Monday, April 6, 2009

The micro-car: Tata Nano could change how the masses get around

It's 2 feet shorter than a Mini Cooper, has a comical appearance and weighs less than the four passengers it seats. But for the 350-million-plus middle class of India, the just-launched Tata Nano, the world's cheapest car at $2,000, is a cause for exhilaration. And for the first 100,000 lucky customers drawn via lottery, it's a dream come true.

A century after Henry Ford put America on wheels with the Model T, the affordable Tata Nano is doing the same to the less privileged of the world. What is now dismissed by many as a "toy car" could soon reveal itself to be the mouse that roared, one of the most transformational consumer products of the century.
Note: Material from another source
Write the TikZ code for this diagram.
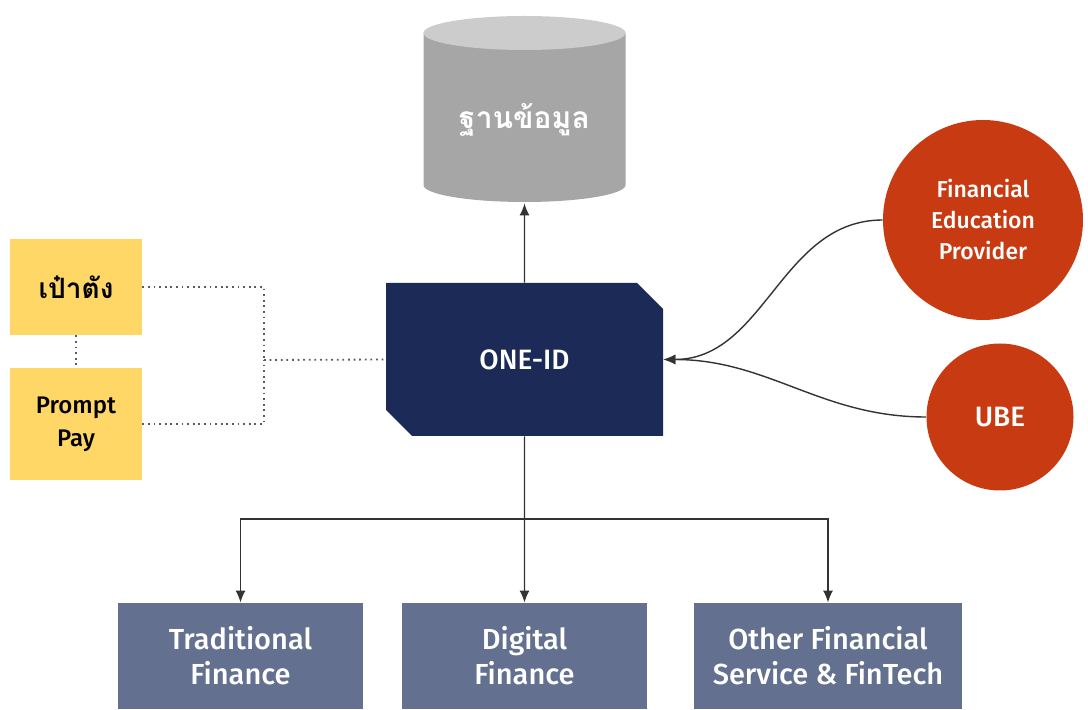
\documentclass[tikz,border=0pt]{standalone}
\usepackage{fontspec}
\setmainfont{Fira Sans Medium}
\newfontfamily\thaifont[Script=Thai]{Loma}
\usepackage{tikz}
\usetikzlibrary{shapes,arrows,arrows.meta,backgrounds}
\definecolor{iddark}{HTML}{1B2A56}
\definecolor{walletyellow}{HTML}{FED766}
\definecolor{provred}{HTML}{C83A12}
\definecolor{serviceblue}{HTML}{64708F}
\definecolor{dbbody}{HTML}{A6A6A6}
\definecolor{dbtop}{HTML}{CCCCCC}
\definecolor{linegray}{HTML}{333333}
\tikzstyle{hub} = [chamfered rectangle, chamfered rectangle corners={north east, south west},
	chamfered rectangle xsep=6.5pt, chamfered rectangle ysep=6.5pt,
	fill=iddark, text=white, minimum width=138.5pt, minimum height=76.5pt,
	font=\fontsize{14}{17}\selectfont]
\tikzstyle{dbase} = [rectangle, minimum width=101pt, minimum height=93pt,
	text height=22pt, text depth=3pt,
	text=white, font=\fontsize{15}{18}\selectfont]
\tikzstyle{wallet} = [rectangle, fill=walletyellow, minimum width=66pt,
	align=center, font=\fontsize{12}{16.5}\selectfont]
\tikzstyle{provider} = [circle, fill=provred, text=white, inner sep=0pt,
	align=center, font=\fontsize{11.5}{15.5}\selectfont]
\tikzstyle{service} = [rectangle, fill=serviceblue, text=white,
	minimum width=122.5pt, minimum height=53pt, align=center,
	font=\fontsize{14.5}{17.5}\selectfont]
\tikzstyle{line} = [draw=linegray, line width=0.7pt, -{Latex[length=6pt, width=5pt]}]
\tikzstyle{dotline} = [draw=linegray!80, line width=0.9pt, dash pattern=on 0.9pt off 1.9pt]

\begin{document}
\begin{tikzpicture}[x=0.5pt, y=-0.5pt, node distance=2cm]
	\useasboundingbox (0,0) rectangle (1088,710);

	% Place nodes
	\node [hub] (id) at (524.5,359.5) {ONE-ID};
	\node [dbase, above of=id, node distance=124.75pt] (db) {\thaifont\bfseries ฐานข้อมูล};
	\node [wallet, minimum height=48pt] (paotang) at (76,287) {\thaifont\bfseries\fontsize{14}{16}\selectfont เป๋าตัง};
	\node [wallet, minimum height=56pt, below of=paotang, node distance=68.5pt] (promptpay) {Prompt\\Pay};
	\node [provider, minimum size=100pt] (fep) at (983,220) {Financial\\Education\\Provider};
	\node [provider, minimum size=73.5pt, font=\fontsize{14}{17}\selectfont] (ube) at (1000,417) {UBE};
	\node [service, below of=id, node distance=148.25pt] (digital) {Digital\\Finance};
	\node [service, left of=digital, node distance=142pt] (traditional) {Traditional\\Finance};
	\node [service, minimum width=134pt, right of=digital, node distance=151.75pt] (other) {Other Financial\\Service \& FinTech};
	\coordinate (join) at (264,360);
	\coordinate (fork) at (524.5,519);

	% Cylinder behind the label
	\begin{scope}[on background layer, shift={(db.center)}]
		\fill [dbbody] (-50.5pt,38.5pt) -- (-50.5pt,-37.5pt)
			arc [start angle=180, end angle=360, x radius=50.5pt, y radius=8.5pt]
			-- (50.5pt,38.5pt) -- cycle;
		\fill [dbtop] (0pt,38.5pt) ellipse [x radius=50.5pt, y radius=8.5pt];
	\end{scope}

	% Draw edges
	\path [line] (id) -- (db);
	\path [dotline] (paotang.east) -| (join);
	\path [dotline] (promptpay.east) -| (join);
	\path [dotline] (join) -- (id.west);
	\path [dotline] (paotang) -- (promptpay);
	\path [line] (fep.west) to [out=180, in=0] (id.east);
	\path [line] (ube.west) to [out=180, in=0] (id.east);
	\path [line] (id) -- (digital);
	\path [line] (fork) -| (traditional);
	\path [line] (fork) -| (other);
\end{tikzpicture}
\end{document}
Roughly 100,000 Indians lose their lives on the road every year, seven times the rate of the developed world. In a country where it is not uncommon to see entire families overflowing a rickshaw or women in saris sitting side-saddle on a bike with small children on their laps, moving one's family from an unsafe bike into a plastic capsule is a sensible $2,000 investment. Safety and affordability were what Ratan Tata, chairman of the Tata Group, envisioned for the Nano. The low sticker price means a 65 percent increase in the number of Indian families who can now afford a car.
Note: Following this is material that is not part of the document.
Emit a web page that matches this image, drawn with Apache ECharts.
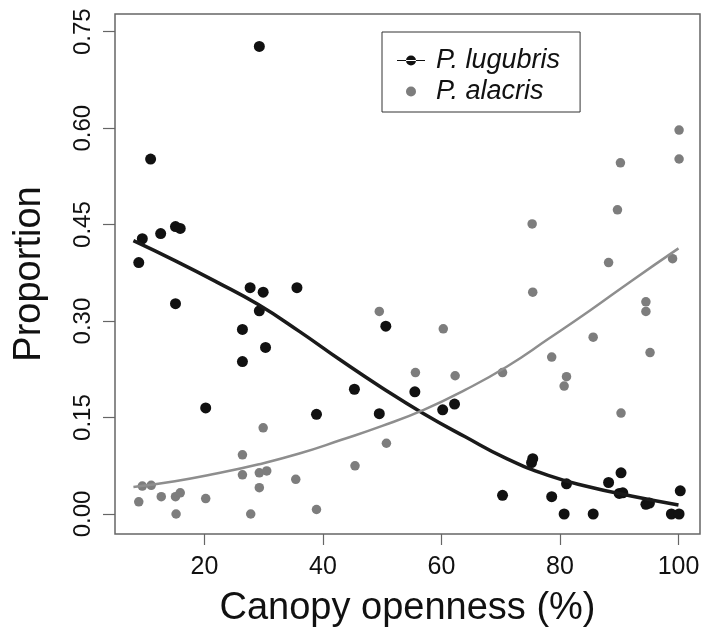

But India is not the only hub of poverty, and what works for its middle class could appeal to those in Bangladesh, Pakistan, Sri Lanka, Guatemala, Congo and scores of other countries, including China, where the middle class is projected to hit 700 million by 2020.

Because of this huge potential market, and even though the Nano emits 25 percent less carbon dioxide per mile than a standard automobile, environmentalists are terrified by the micro-car. Nobel Prize winner Rajendra Pachauri, head of the Intergovernmental Panel on Climate Change, said he was "having nightmares" about the Nano and its potential to pollute.

But these concerns could be alleviated should the tens of millions of new micro-cars that will roll onto the planet's roads be able to run on something other than gasoline. There are many approaches here, from compressed air to batteries. All of them would increase the car's price and weight, making it less attractive to the poor. The only exception is the flex-fuel technology, which would allow micro-cars to run on any combination of gasoline and alcohol, as do most cars in Brazil today.

Flex-fuel technology would bump the price of the Nano by less than $100. But it would allow Indians to grow their fuel rather than import it. Nearly half of India's land is arable, and it is already the world's second largest producer of sugar cane—by far the best crop for ethanol production.

Micro-cars with flex-fuel engines fed by domestically grown fuel would reduce poor countries' trade deficits, strengthen their energy security, create agricultural jobs and even reduce carbon dioxide emissions.

Micro-cars can be engines of prosperity in more ways then one. But only if they offer the world's poor more than the false hope of indefinite cheap gasoline.